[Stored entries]
<<<<

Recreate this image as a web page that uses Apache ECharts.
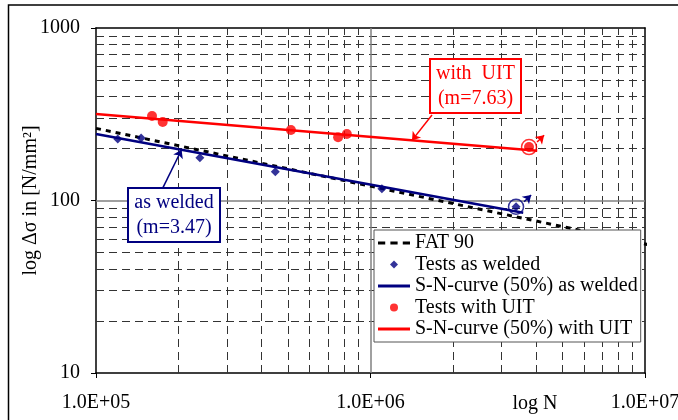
<!DOCTYPE html>
<html><head><meta charset="utf-8">
<script src="https://cdn.jsdelivr.net/npm/echarts@6/dist/echarts.min.js"></script>
<style>html,body{margin:0;padding:0;background:#fff}#c{width:678px;height:420px}</style>
</head><body><div id="c"></div>
<script>
// ---- data ----
const fatN = [1e5, 1.02e7];
const fatS = [262, 55.6];
const weldedN = [1.20e5, 1.46e5, 2.39e5, 4.50e5, 1.10e6, 3.39e6];
const weldedS = [227, 230, 177, 147, 117, 92];
const uitN = [1.60e5, 1.75e5, 5.13e5, 7.62e5, 8.20e5, 3.78e6];
const uitS = [309, 285, 256, 233, 243, 204];
const weldedCurveN = [1e5, 3.6e6];
const weldedCurveS = [243, 85];
const uitCurveN = [1e5, 4.05e6];
const uitCurveS = [317, 194];
const xMinorGrid = [2e5,3e5,4e5,5e5,6e5,7e5,8e5,9e5,2e6,3e6,4e6,5e6,6e6,7e6,8e6,9e6];
const yMinorGrid = [20,30,40,50,60,70,80,90,200,300,400,500,600,700,800,900];
const xMajorGrid = [1e6];
const yMajorGrid = [100];
const xMin = 1e5, xMax = 1e7, yMin = 10, yMax = 1000;
// annotation anchors (arrow tails at boxes, arrow heads on curves)
const weldedArrowFrom = [1.75e5, 118];
const weldedArrowToN = 2.05e5;
const uitArrowFrom = [1.675e6, 313];
const uitArrowToN = 1.416e6;

const FONT = 'Liberation Serif';
const RED = '#ff0000', NAVY = '#000080';

function pairs(a, b) { return a.map((v, i) => [v, b[i]]); }
function curveAt(Ns, Ss, N) {
  const t = (Math.log10(N) - Math.log10(Ns[0])) / (Math.log10(Ns[1]) - Math.log10(Ns[0]));
  return Math.pow(10, Math.log10(Ss[0]) + t * (Math.log10(Ss[1]) - Math.log10(Ss[0])));
}
function sci(v) {
  const e = Math.round(Math.log10(v));
  return '1.0E+' + String(e).padStart(2, '0');
}

const minorLine = { type: [8, 5], color: '#333', width: 1 };
const gridLines = [];
xMinorGrid.forEach(v => gridLines.push({ xAxis: v, lineStyle: minorLine }));
yMinorGrid.forEach(v => gridLines.push({ yAxis: v, lineStyle: minorLine }));
xMajorGrid.forEach(v => gridLines.push({ xAxis: v, lineStyle: { type: 'solid', color: '#808080', width: 1.5 } }));
yMajorGrid.forEach(v => gridLines.push({ yAxis: v, lineStyle: { type: 'solid', color: '#808080', width: 1.5 } }));

const lastW = weldedN.length - 1, lastU = uitN.length - 1;
const runouts = [[weldedN[lastW], weldedS[lastW], NAVY], [uitN[lastU], uitS[lastU], RED]];
const arrowData = [
  [{ coord: weldedArrowFrom, lineStyle: { color: NAVY } }, { coord: [weldedArrowToN, curveAt(weldedCurveN, weldedCurveS, weldedArrowToN)] }],
  [{ coord: uitArrowFrom, lineStyle: { color: RED } }, { coord: [uitArrowToN, curveAt(uitCurveN, uitCurveS, uitArrowToN)] }]
];
runouts.forEach(r => {
  arrowData.push([{ coord: [r[0] * 1.07, r[1] * 1.07], lineStyle: { color: r[2] } }, { coord: [r[0] * 1.135, r[1] * 1.17] }]);
});

const ICON_DASH = 'path://M0,0H7V3H0ZM12,0H19V3H12ZM24,0H31V3H24Z';
const ICON_LINE = 'path://M0,0H32V3H0Z';
const ICON_DIAMOND = 'path://M4,0L8,4L4,8L0,4Z';

const chart = echarts.init(document.getElementById('c'));
chart.setOption({
  animation: false,
  backgroundColor: '#fff',
  textStyle: { fontFamily: FONT },
  grid: { left: 96, top: 28, right: 33, bottom: 47, containLabel: false, outerBoundsMode: 'none' },
  xAxis: [{
    type: 'log', logBase: 10, min: xMin, max: xMax,
    axisLine: { lineStyle: { color: '#000', width: 1.5 } },
    axisTick: { show: true, length: 5, lineStyle: { color: '#000' } },
    axisLabel: { formatter: sci, color: '#000', fontSize: 20, fontFamily: FONT, margin: 20 },
    splitLine: { show: false }, minorTick: { show: false }
  }, {
    type: 'log', logBase: 10, min: xMin, max: xMax, position: 'top',
    axisLine: { lineStyle: { color: '#000', width: 1.5 } },
    axisTick: { show: false }, axisLabel: { show: false }, splitLine: { show: false }
  }],
  yAxis: [{
    type: 'log', logBase: 10, min: yMin, max: yMax,
    name: 'log Δσ in [N/mm²]', nameLocation: 'middle', nameGap: 55, nameMoveOverlap: false,
    nameTextStyle: { color: '#000', fontSize: 20, fontFamily: FONT },
    axisLine: { lineStyle: { color: '#000', width: 1.5 } },
    axisTick: { show: true, length: 5, lineStyle: { color: '#000' } },
    axisLabel: { color: '#000', fontSize: 20, fontFamily: FONT, margin: 16, formatter: v => String(Math.round(v)) },
    splitLine: { show: false }
  }, {
    type: 'log', logBase: 10, min: yMin, max: yMax, position: 'right',
    axisLine: { lineStyle: { color: '#000', width: 1.5 } },
    axisTick: { show: false }, axisLabel: { show: false }, splitLine: { show: false }
  }],
  legend: {
    orient: 'vertical', left: 374, top: 230, z: 50,
    data: [
      { name: 'FAT 90', icon: ICON_DASH },
      { name: 'Tests as welded', icon: ICON_DIAMOND },
      { name: 'S-N-curve (50%) as welded', icon: ICON_LINE },
      { name: 'Tests with UIT', icon: 'circle' },
      { name: 'S-N-curve (50%) with UIT', icon: ICON_LINE }
    ],
    symbolKeepAspect: true,
    backgroundColor: '#fff', borderColor: '#555', borderWidth: 1, borderRadius: 0,
    padding: [3, 3, 3, 4], itemGap: 1.5, itemWidth: 32, itemHeight: 8,
    textStyle: { fontSize: 20, fontFamily: FONT, color: '#000', lineHeight: 20 },
    selectedMode: false
  },
  series: [
    { type: 'line', name: '_grid', data: [], silent: true, z: 1,
      markLine: { silent: true, z: 1, symbol: ['none', 'none'], label: { show: false }, animation: false, data: gridLines } },
    { type: 'line', name: 'FAT 90', data: pairs(fatN, fatS), symbol: 'none', clip: false, z: 3,
      lineStyle: { color: '#000', width: 3, type: [5, 5] }, itemStyle: { color: '#000' } },
    { type: 'line', name: 'S-N-curve (50%) as welded', data: pairs(weldedCurveN, weldedCurveS), symbol: 'none', z: 4,
      lineStyle: { color: NAVY, width: 2.5 }, itemStyle: { color: NAVY } },
    { type: 'scatter', name: 'Tests as welded', data: pairs(weldedN, weldedS), symbol: 'diamond', symbolSize: 9, z: 5,
      itemStyle: { color: NAVY } },
    { type: 'line', name: 'S-N-curve (50%) with UIT', data: pairs(uitCurveN, uitCurveS), symbol: 'none', z: 4,
      lineStyle: { color: RED, width: 2.5 }, itemStyle: { color: RED } },
    { type: 'scatter', name: 'Tests with UIT', data: pairs(uitN, uitS), symbol: 'circle', symbolSize: 10, z: 5,
      itemStyle: { color: RED } },
    { type: 'scatter', name: '_runout', z: 6, symbol: 'circle', symbolSize: 15, silent: true,
      data: runouts.map(r => ({ value: [r[0], r[1]], itemStyle: { color: 'rgba(0,0,0,0)', borderColor: r[2], borderWidth: 1.5 } })) },
    { type: 'line', name: '_arrows', data: [], silent: true, z: 7,
      markLine: { silent: true, z: 7, symbol: ['none', 'arrow'], symbolSize: 8, label: { show: false }, animation: false,
        lineStyle: { type: 'solid', width: 1.5 }, data: arrowData } }
  ],
  graphic: [
    { type: 'rect', z: 0, silent: true, shape: { x: 8.5, y: 5, width: 720, height: 440 },
      style: { fill: null, stroke: '#000', lineWidth: 1.5 } },
    { type: 'rect', z: 100, shape: { x: 430, y: 59, width: 91, height: 54 },
      style: { fill: '#fff', stroke: RED, lineWidth: 2 } },
    { type: 'text', z: 101, x: 475.5, y: 86,
      style: { text: 'with  UIT\n(m=7.63)', fill: RED, fontSize: 20, fontFamily: FONT, align: 'center', verticalAlign: 'middle', lineHeight: 25 } },
    { type: 'rect', z: 100, shape: { x: 128, y: 188, width: 92, height: 54 },
      style: { fill: '#fff', stroke: NAVY, lineWidth: 2 } },
    { type: 'text', z: 101, x: 174, y: 215,
      style: { text: 'as welded\n(m=3.47)', fill: NAVY, fontSize: 20, fontFamily: FONT, align: 'center', verticalAlign: 'middle', lineHeight: 25 } },
    { type: 'text', z: 101, x: 535, y: 404,
      style: { text: 'log N', fill: '#000', fontSize: 20, fontFamily: FONT, align: 'center', verticalAlign: 'middle' } }
  ]
});
</script>
</body></html>
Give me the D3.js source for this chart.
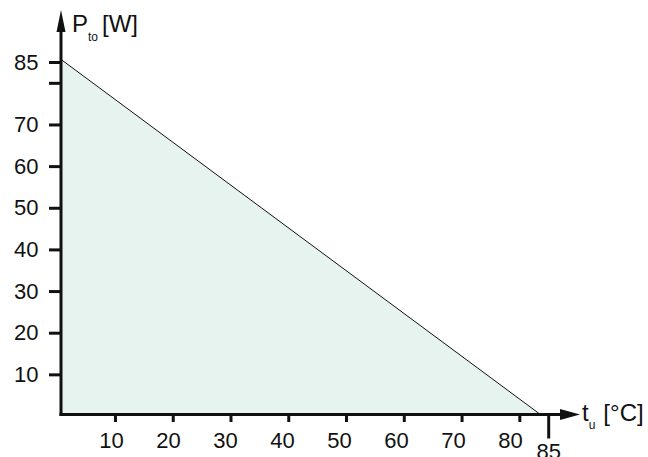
<!DOCTYPE html>
<html>
<head>
<meta charset="utf-8">
<script src="https://cdn.jsdelivr.net/npm/d3@7"></script>
<style>
  body { margin: 0; background: #fff; }
  svg { display: block; font-family: "Liberation Sans", Arial, Helvetica, sans-serif; }
</style>
</head>
<body>
<script>
// derating curve: max power vs ambient temperature
var tempTicks = [10, 20, 30, 40, 50, 60, 70, 80];
var tempEndTick = 85;
var powerTicks = [10, 20, 30, 40, 50, 60, 70, 80, 85];
var powerLabels = [10, 20, 30, 40, 50, 60, 70, 85];
var curveTemp = [0, 84];
var curvePower = [86.3, 0];

var svgWidth = 648;
var svgHeight = 457;
var axisX = 61;      // where the vertical axis is drawn
var axisY = 414.5;   // where the horizontal axis is drawn

var svg = d3.select("body").append("svg")
    .attr("width", svgWidth)
    .attr("height", svgHeight);

var x = d3.scaleLinear().domain([0, 85]).range([57.2, 548.2]);
var xLabel = d3.scaleLinear().domain([0, 85]).range([54, 538.5]);
var y = d3.scaleLinear().domain([0, 85]).range([416, 62]);

var curve = curveTemp.map(function (t, i) { return { t: t, p: curvePower[i] }; });

svg.append("clipPath").attr("id", "plotClip")
    .append("rect")
    .attr("x", axisX).attr("y", 0)
    .attr("width", svgWidth - axisX).attr("height", axisY);

var plot = svg.append("g").attr("clip-path", "url(#plotClip)");

plot.append("path")
    .datum(curve)
    .attr("fill", "#e6f3ee")
    .attr("d", d3.area().x(d => x(d.t)).y0(y(0)).y1(d => y(d.p)));

plot.append("path")
    .datum(curve)
    .attr("fill", "none")
    .attr("stroke", "#111")
    .attr("stroke-width", 1)
    .attr("d", d3.line().x(d => x(d.t)).y(d => y(d.p)));

// y ticks + labels
var yAxis = svg.append("g")
    .attr("transform", "translate(" + axisX + ",0)")
    .call(d3.axisLeft(y).tickValues(powerTicks).tickSize(12).tickPadding(10.5)
        .tickFormat(d => powerLabels.indexOf(d) >= 0 ? d : ""));

// x ticks
var xTicks = svg.append("g")
    .attr("transform", "translate(0," + axisY + ")")
    .call(d3.axisBottom(x).tickValues(tempTicks).tickSize(7.5).tickFormat(""));

var xLabels = svg.append("g")
    .attr("transform", "translate(0," + axisY + ")")
    .call(d3.axisBottom(xLabel).tickValues(tempTicks).tickSize(0).tickPadding(18));

var xEnd = svg.append("g")
    .attr("transform", "translate(0," + axisY + ")")
    .call(d3.axisBottom(x).tickValues([tempEndTick]).tickSize(24).tickPadding(4.5));

[yAxis, xTicks, xLabels, xEnd].forEach(function (g) {
    g.attr("font-family", null).attr("font-size", null);
    g.select(".domain").remove();
    g.selectAll(".tick line").attr("stroke", "#111").attr("stroke-width", 3);
    g.selectAll(".tick text").attr("fill", "#111").style("font-size", "22px");
});

// axis lines with arrows
svg.append("line")
    .attr("x1", axisX).attr("y1", axisY + 1.5)
    .attr("x2", axisX).attr("y2", 28)
    .attr("stroke", "#111").attr("stroke-width", 3);
svg.append("path")
    .attr("d", "M" + axisX + ",10 L" + (axisX - 4.5) + ",32 L" + (axisX + 4.5) + ",32 Z")
    .attr("fill", "#111");

svg.append("line")
    .attr("x1", axisX - 1.5).attr("y1", axisY)
    .attr("x2", 564).attr("y2", axisY)
    .attr("stroke", "#111").attr("stroke-width", 3);
svg.append("path")
    .attr("d", "M580," + axisY + " L560," + (axisY - 5.5) + " L560," + (axisY + 5.5) + " Z")
    .attr("fill", "#111");

// axis titles
var yTitle = svg.append("text")
    .attr("x", 72).attr("y", 32)
    .attr("fill", "#111")
    .style("font-size", "24px");
yTitle.append("tspan").text("P");
yTitle.append("tspan").attr("dy", 9).style("font-size", "12px").text("to");
yTitle.append("tspan").attr("dy", -9).attr("dx", 4).text("[W]");

var xTitle = svg.append("text")
    .attr("x", 582).attr("y", 421)
    .attr("fill", "#111")
    .style("font-size", "24px");
xTitle.append("tspan").text("t");
xTitle.append("tspan").attr("dy", 8).style("font-size", "12px").text("u");
xTitle.append("tspan").attr("dy", -8).attr("dx", 8).text("[°C]");
</script>
</body>
</html>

>>>>

#### [Goal]
Up to and including the line containing "const RED = '#ff0000', NAVY = '#000080';", quote each line of the entries above from the very first, please, exactly and without images.

#### [Exercise result]
Recreate this image as a web page that uses Apache ECharts.
<!DOCTYPE html>
<html><head><meta charset="utf-8">
<script src="https://cdn.jsdelivr.net/npm/echarts@6/dist/echarts.min.js"></script>
<style>html,body{margin:0;padding:0;background:#fff}#c{width:678px;height:420px}</style>
</head><body><div id="c"></div>
<script>
// ---- data ----
const fatN = [1e5, 1.02e7];
const fatS = [262, 55.6];
const weldedN = [1.20e5, 1.46e5, 2.39e5, 4.50e5, 1.10e6, 3.39e6];
const weldedS = [227, 230, 177, 147, 117, 92];
const uitN = [1.60e5, 1.75e5, 5.13e5, 7.62e5, 8.20e5, 3.78e6];
const uitS = [309, 285, 256, 233, 243, 204];
const weldedCurveN = [1e5, 3.6e6];
const weldedCurveS = [243, 85];
const uitCurveN = [1e5, 4.05e6];
const uitCurveS = [317, 194];
const xMinorGrid = [2e5,3e5,4e5,5e5,6e5,7e5,8e5,9e5,2e6,3e6,4e6,5e6,6e6,7e6,8e6,9e6];
const yMinorGrid = [20,30,40,50,60,70,80,90,200,300,400,500,600,700,800,900];
const xMajorGrid = [1e6];
const yMajorGrid = [100];
const xMin = 1e5, xMax = 1e7, yMin = 10, yMax = 1000;
// annotation anchors (arrow tails at boxes, arrow heads on curves)
const weldedArrowFrom = [1.75e5, 118];
const weldedArrowToN = 2.05e5;
const uitArrowFrom = [1.675e6, 313];
const uitArrowToN = 1.416e6;

const FONT = 'Liberation Serif';
const RED = '#ff0000', NAVY = '#000080';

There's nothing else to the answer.